A new study finds that young adults with a history of mild traumatic brain injury (mTBI), or concussions, can experience persistent cognitive changes as well as altered brain activity.

“Multiple concussions, even after general symptoms have subsided, decrease an individual’s ability to flexibly shift their mode of thinking,” said Dr. Robert Ross, assistant professor of psychology at the University of New Hampshire.

“We found that these decreases in performance are associated with changes in how the brain communicates information.”

For the study, researchers evaluated a group of young adults ranging in age from 18 to 24 who had experienced at least two concussions with the most recent one being at least a month before the testing.

The participants had to switch between two different tasks which involved telling the difference between colors and shapes, like red and green and circle or square.
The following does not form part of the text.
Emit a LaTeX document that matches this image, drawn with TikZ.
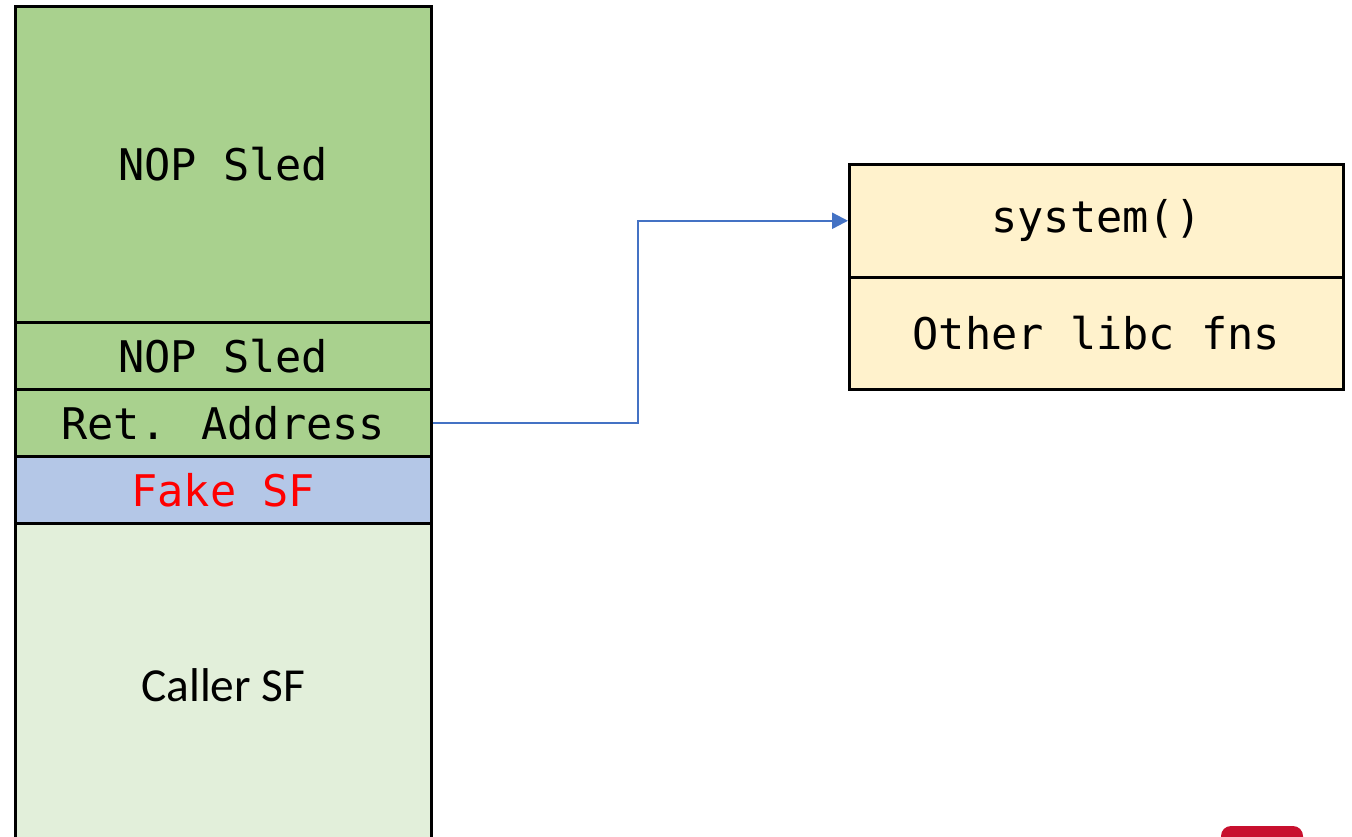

Cognitive changes, like working memory and processing speed, were noted; oscillatory activity, or brain waves, were monitored with an electroencephalogram (EEG), which tests for changes in the brainwaves.

In both the concussion patients and the control group, the research team looked for differences in three different types of brain waves and their effects on executive function, which involves the ability to control attention, inhibition, performance, flexibility, stability, working memory and planning.

The findings reveal an overall lower performance rate among participants in the concussion group during the task-switching exercise. They were less accurate and processing performance was low.

“This is important because in the United States more than one and a half million people suffer traumatic brain injuries each year,” said Dr. Daniel Seichepine, assistant professor of psychology and neuropsychology and a co-author on the study.

“Most concussion-related studies focus on older adults or professional athletes, but these findings offer insight into the cognitive changes many young adults may suffer even years after their injury.”

The researchers hope the new findings will help develop better targeted treatment strategies for young concussion patients as they age.

Motor vehicle crashes are the leading cause of traumatic brain injury hospitalizations for adolescents and persons 15-44 years of age. Motor vehicle traffic injury is the leading cause of TBI-related death; rates are highest for adults aged 20 to 24 years, according to the Centers for Disease Control and Prevention.

Sports and recreational activities contribute to about 21 percent of all traumatic brain injuries among American children and adolescents, according to the American Association of Neurological Surgeons.

The findings are published in the European Journal of Neuroscience.